Native American attorney

Lawrence Baca is a Native American attorney and was the deputy director of the Office of Tribal Justice with the United States Department of Justice.

== Early life ==

Lawrence Baca was born in Colorado in 1950 to a white mother and Pawnee Indian father. His family moved to San Diego, California in 1953. Baca and his family experienced prejudice, including a hate crime targeted at his father.

== Education ==
Baca enrolled at the University of San Diego but later transferred to the University of California, Santa Barbara where he graduated in 1973. Baca took advantage of the individual major program at UCSB and created his own major titled American Indian History and Culture. During his time in university Baca worked with inmates in the federal prison in Lompoc on preparing for parole hearings.
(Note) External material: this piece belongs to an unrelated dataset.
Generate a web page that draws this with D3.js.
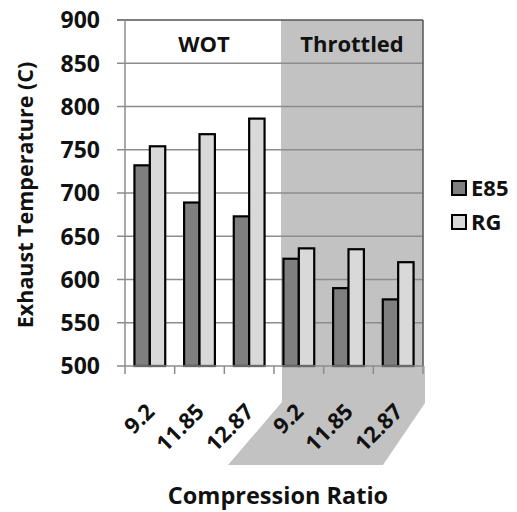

After college Baca applied to law school and with a letter of recommendation from the chancellor of UCSB he was admitted to Harvard Law.

== Legal career ==
In 1976, Baca was the first American Indian lawyer to be hired at the United States Department of Justice through the Attorney General's Honor Law Program. He was also the first American Indian attorney ever hired into the Civil Rights Division. Later in life he taught at both Howard University School of Law and the American University College of Law. The Federal Bar Association created the Lawrence R Baca Lifetime Achievement Award for Baca's work in Federal Indian Law, it was created in 2008.

=== Important cases ===
Baca litigated many important civil rights cases on behalf of Native Americans including United States v. Great Western Bank & Trust, which gave Native Americans equal access to credit and in United States v. South Dakota and Fall River County he helped to ensure that Native Americans living on reservations had the right to run for public office.